:: WHAT IS EXPECTED ::
Retype exactly the lines from the first one through the line with "1800, 2000, 2500];", including both ends; skip any pictures.

:: RECORDED DATA ::

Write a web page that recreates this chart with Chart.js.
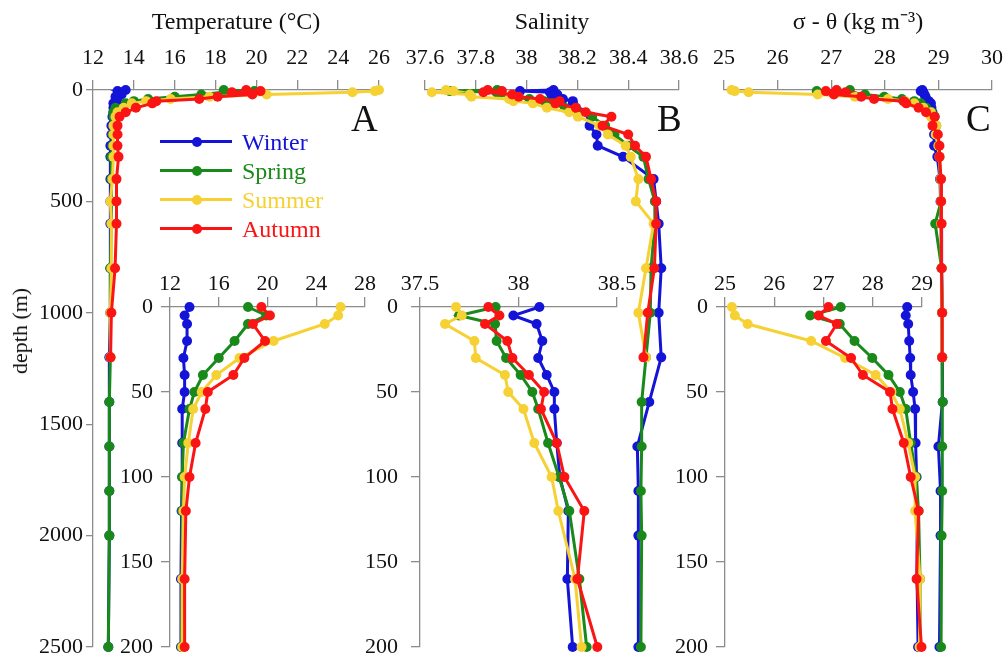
<!DOCTYPE html>
<html>
<head>
<meta charset="utf-8">
<script src="https://cdn.jsdelivr.net/npm/chart.js@4.4.0/dist/chart.umd.min.js"></script>
<style>
  body { margin: 0; background: #fff; }
  #wrap { position: relative; width: 1008px; height: 661px; overflow: hidden; font-family: "Liberation Serif", "Times New Roman", serif; color: #111; }
  #wrap canvas { position: absolute; left: 0; top: 0; }
  .tag { position: absolute; font-size: 37px; line-height: 37px; }
  .ylab { position: absolute; left: 20px; top: 331px; font-size: 22px; white-space: nowrap; transform: translate(-50%, -50%) rotate(-90deg); }
  .leg { position: absolute; left: 160px; height: 24px; }
  .leg .ln { position: absolute; left: 0; top: 10px; width: 72px; height: 3px; }
  .leg .dot { position: absolute; left: 32px; top: 6.5px; width: 10px; height: 10px; border-radius: 50%; }
  .leg span { position: absolute; left: 82px; top: 0; font-size: 24px; line-height: 24px; white-space: nowrap; }
</style>
</head>
<body>
<div id="wrap">
  <canvas id="mainA" width="1008" height="661"></canvas>
  <canvas id="mainB" width="1008" height="661"></canvas>
  <canvas id="mainC" width="1008" height="661"></canvas>
  <canvas id="insetA" width="1008" height="661"></canvas>
  <canvas id="insetB" width="1008" height="661"></canvas>
  <canvas id="insetC" width="1008" height="661"></canvas>
  <div class="ylab">depth (m)</div>
  <div class="tag" style="left:351px;top:100px">A</div>
  <div class="tag" style="left:657px;top:100px">B</div>
  <div class="tag" style="left:966px;top:100px">C</div>
  <div id="legend"></div>
</div>
<script>
const seasons = ['Winter', 'Spring', 'Summer', 'Autumn'];
const seasonColors = ['#1414d8', '#198a19', '#f6d134', '#fb1414'];

// sampling depths (m); summer and autumn casts stop at 1200 m
const depths = [0, 5, 10, 20, 30, 40, 50, 60, 80, 100, 120, 160, 200, 250, 300, 400, 500, 600, 800, 1000, 1200, 1400, 1600, 1800, 2000, 2500];

// temperature (°C)
const tempWinter = [13.6, 13.2, 13.4, 13.4, 13.1, 13.2, 13.2, 13.0, 13.0, 13.0, 12.95, 12.9, 12.9, 12.85, 12.85, 12.85, 12.85, 12.85, 12.85, 12.85, 12.8, 12.8, 12.8, 12.8, 12.8, 12.75];
const tempSpring = [18.4, 19.9, 18.4, 17.3, 16.0, 14.7, 14.0, 13.6, 13.1, 13.0, 13.0, 13.0, 12.95, 12.95, 12.9, 12.9, 12.9, 12.9, 12.85, 12.85, 12.85, 12.8, 12.8, 12.8, 12.8, 12.75];
const tempSummer = [26.0, 25.8, 24.7, 20.5, 17.7, 15.8, 14.6, 13.9, 13.5, 13.2, 13.1, 13.0, 13.0, 13.0, 13.0, 12.95, 12.85, 12.9, 12.9, 12.85, 12.85];
const tempAutumn = [19.5, 20.2, 18.8, 19.8, 18.1, 17.2, 15.1, 14.9, 14.1, 13.6, 13.3, 13.2, 13.2, 13.2, 13.25, 13.15, 13.15, 13.15, 13.08, 12.9, 12.86];

// salinity
const salWinter = [38.106, 37.974, 38.092, 38.121, 38.10, 38.143, 38.182, 38.182, 38.194, 38.21, 38.253, 38.248, 38.275, 38.28, 38.38, 38.50, 38.51, 38.52, 38.53, 38.52, 38.53, 38.483, 38.436, 38.44, 38.44, 38.44];
const salSpring = [37.884, 37.698, 37.881, 37.889, 37.937, 38.011, 38.07, 38.10, 38.15, 38.206, 38.258, 38.309, 38.346, 38.40, 38.46, 38.48, 38.505, 38.505, 38.49, 38.487, 38.47, 38.453, 38.453, 38.45, 38.453, 38.45];
const salSummer = [37.683, 37.712, 37.627, 37.776, 37.783, 37.931, 37.948, 38.025, 38.08, 38.168, 38.202, 38.287, 38.32, 38.39, 38.41, 38.44, 38.43, 38.50, 38.47, 38.44, 38.47];
const salAutumn = [37.847, 37.903, 37.83, 37.943, 37.969, 38.053, 38.13, 38.114, 38.194, 38.233, 38.334, 38.299, 38.40, 38.427, 38.47, 38.49, 38.51, 38.51, 38.503, 38.477, 38.46];

// sigma-theta (kg m-3)
const sigWinter = [28.70, 28.67, 28.72, 28.74, 28.76, 28.77, 28.82, 28.86, 28.87, 28.89, 28.90, 28.90, 28.92, 28.92, 28.98, 29.03, 29.04, 29.05, 29.06, 29.07, 29.07, 29.08, 29.0, 29.04, 29.04, 29.02];
const sigSpring = [27.35, 26.73, 27.33, 27.63, 27.99, 28.32, 28.55, 28.67, 28.77, 28.88, 28.93, 28.96, 28.96, 29.0, 29.02, 29.04, 29.05, 28.94, 29.06, 29.07, 29.07, 29.08, 29.07, 29.07, 29.06, 29.05];
const sigSummer = [25.14, 25.2, 25.46, 26.75, 27.44, 28.06, 28.38, 28.55, 28.72, 28.86, 28.86, 28.96, 28.95, 29.0, 29.02, 29.04, 29.05, 29.05, 29.06, 29.07, 29.07];
const sigAutumn = [27.10, 26.9, 27.27, 27.05, 27.56, 27.80, 28.35, 28.40, 28.63, 28.77, 28.93, 28.89, 28.99, 29.02, 29.02, 29.05, 29.05, 29.06, 29.06, 29.07, 29.07];

// tick labels
const depthTicksMain = [0, 500, 1000, 1500, 2000, 2500];
const depthTicksInset = [0, 50, 100, 150, 200];
const tempTicksMain = [12, 14, 16, 18, 20, 22, 24, 26];
const tempTicksInset = [12, 16, 20, 24, 28];
const salTicksMain = [37.6, 37.8, 38, 38.2, 38.4, 38.6];
const salTicksInset = [37.5, 38, 38.5];
const sigTicksMain = [25, 26, 27, 28, 29, 30];
const sigTicksInset = [25, 26, 27, 28, 29];

const W = 1008, H = 661;
const SERIF = '"Liberation Serif", "Times New Roman", serif';
const AXIS = '#8c8c8c';
const INK = '#111';

// box = [left, top, right, bottom] of the plot area in page pixels
function panel(id, box, xTicks, yTicks, values, o) {
  const yMax = yTicks[yTicks.length - 1];
  const n = depths.filter(d => d <= yMax).length;
  const datasets = seasons.map((name, i) => ({
    label: name,
    data: values[i].slice(0, n).map((v, k) => ({ x: v, y: depths[k] })),
    showLine: true,
    borderColor: seasonColors[i],
    backgroundColor: seasonColors[i],
    pointBackgroundColor: seasonColors[i],
    pointBorderWidth: 0,
    pointRadius: 5,
    borderWidth: 3,
    clip: false,
    order: seasons.length - 1 - i
  }));
  const xH = o.inset ? 40 : 90;
  const yW = o.yAxis ? 60 : 0;
  const tickFont = { family: SERIF, size: 22 };

  new Chart(document.getElementById(id), {
    type: 'scatter',
    data: { datasets },
    options: {
      responsive: false,
      animation: false,
      events: [],
      layout: { padding: { left: box[0] - yW, top: box[1] - xH, right: W - box[2], bottom: H - box[3] } },
      plugins: { legend: { display: false }, tooltip: { enabled: false } },
      scales: {
        x: {
          type: 'linear',
          position: 'top',
          min: xTicks[0],
          max: xTicks[xTicks.length - 1],
          afterBuildTicks: s => { s.ticks = xTicks.map(v => ({ value: v })); },
          ticks: { autoSkip: false, maxRotation: 0, color: INK, font: tickFont, padding: o.inset ? 0 : 9, callback: v => String(v) },
          grid: { drawOnChartArea: false, tickLength: 10, color: AXIS, lineWidth: 1.3 },
          border: { display: true, color: AXIS, width: 1.3 },
          title: o.title ? { display: true, text: o.title, color: INK, font: { family: SERIF, size: 24 }, padding: { top: 8, bottom: 0 } } : { display: false },
          afterFit: s => { s.height = xH; s.paddingLeft = 0; s.paddingRight = 0; }
        },
        y: {
          type: 'linear',
          position: 'left',
          display: o.yAxis,
          reverse: true,
          min: 0,
          max: yMax,
          afterBuildTicks: s => { s.ticks = yTicks.map(v => ({ value: v })); },
          ticks: { autoSkip: false, color: INK, font: tickFont, padding: o.yPad || 3, callback: v => String(v) },
          grid: { drawOnChartArea: false, tickLength: o.inset ? 9 : 7, color: AXIS, lineWidth: 1.3 },
          border: { display: true, color: AXIS, width: 1.3 },
          afterFit: s => { s.width = yW; s.paddingTop = 0; s.paddingBottom = 0; }
        }
      }
    }
  });
}

const temps = [tempWinter, tempSpring, tempSummer, tempAutumn];
const sals = [salWinter, salSpring, salSummer, salAutumn];
const sigs = [sigWinter, sigSpring, sigSummer, sigAutumn];

panel('mainA', [93, 90, 379, 647], tempTicksMain, depthTicksMain, temps, { yAxis: true, title: 'Temperature (°C)' });
panel('mainB', [425, 90, 679, 647], salTicksMain, depthTicksMain, sals, { yAxis: false, title: 'Salinity' });
panel('mainC', [724, 90, 992, 647], sigTicksMain, depthTicksMain, sigs, { yAxis: false, title: 'σ - θ (kg m⁻³)' });
panel('insetA', [170, 307, 365, 647], tempTicksInset, depthTicksInset, temps, { yAxis: true, inset: true, yPad: 8 });
panel('insetB', [420, 307, 617, 647], salTicksInset, depthTicksInset, sals, { yAxis: true, inset: true, yPad: 13 });
panel('insetC', [725, 307, 922, 647], sigTicksInset, depthTicksInset, sigs, { yAxis: true, inset: true, yPad: 8 });

// legend inside panel A
const legend = document.getElementById('legend');
seasons.forEach((name, i) => {
  const row = document.createElement('div');
  row.className = 'leg';
  row.style.top = (130 + i * 29) + 'px';
  row.innerHTML = '<div class="ln" style="background:' + seasonColors[i] + '"></div>' +
    '<div class="dot" style="background:' + seasonColors[i] + '"></div>' +
    '<span style="color:' + seasonColors[i] + '">' + name + '</span>';
  legend.appendChild(row);
});
</script>
</body>
</html>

:: RIGHT ANSWER ::
Write a web page that recreates this chart with Chart.js.
<!DOCTYPE html>
<html>
<head>
<meta charset="utf-8">
<script src="https://cdn.jsdelivr.net/npm/chart.js@4.4.0/dist/chart.umd.min.js"></script>
<style>
  body { margin: 0; background: #fff; }
  #wrap { position: relative; width: 1008px; height: 661px; overflow: hidden; font-family: "Liberation Serif", "Times New Roman", serif; color: #111; }
  #wrap canvas { position: absolute; left: 0; top: 0; }
  .tag { position: absolute; font-size: 37px; line-height: 37px; }
  .ylab { position: absolute; left: 20px; top: 331px; font-size: 22px; white-space: nowrap; transform: translate(-50%, -50%) rotate(-90deg); }
  .leg { position: absolute; left: 160px; height: 24px; }
  .leg .ln { position: absolute; left: 0; top: 10px; width: 72px; height: 3px; }
  .leg .dot { position: absolute; left: 32px; top: 6.5px; width: 10px; height: 10px; border-radius: 50%; }
  .leg span { position: absolute; left: 82px; top: 0; font-size: 24px; line-height: 24px; white-space: nowrap; }
</style>
</head>
<body>
<div id="wrap">
  <canvas id="mainA" width="1008" height="661"></canvas>
  <canvas id="mainB" width="1008" height="661"></canvas>
  <canvas id="mainC" width="1008" height="661"></canvas>
  <canvas id="insetA" width="1008" height="661"></canvas>
  <canvas id="insetB" width="1008" height="661"></canvas>
  <canvas id="insetC" width="1008" height="661"></canvas>
  <div class="ylab">depth (m)</div>
  <div class="tag" style="left:351px;top:100px">A</div>
  <div class="tag" style="left:657px;top:100px">B</div>
  <div class="tag" style="left:966px;top:100px">C</div>
  <div id="legend"></div>
</div>
<script>
const seasons = ['Winter', 'Spring', 'Summer', 'Autumn'];
const seasonColors = ['#1414d8', '#198a19', '#f6d134', '#fb1414'];

// sampling depths (m); summer and autumn casts stop at 1200 m
const depths = [0, 5, 10, 20, 30, 40, 50, 60, 80, 100, 120, 160, 200, 250, 300, 400, 500, 600, 800, 1000, 1200, 1400, 1600, 1800, 2000, 2500];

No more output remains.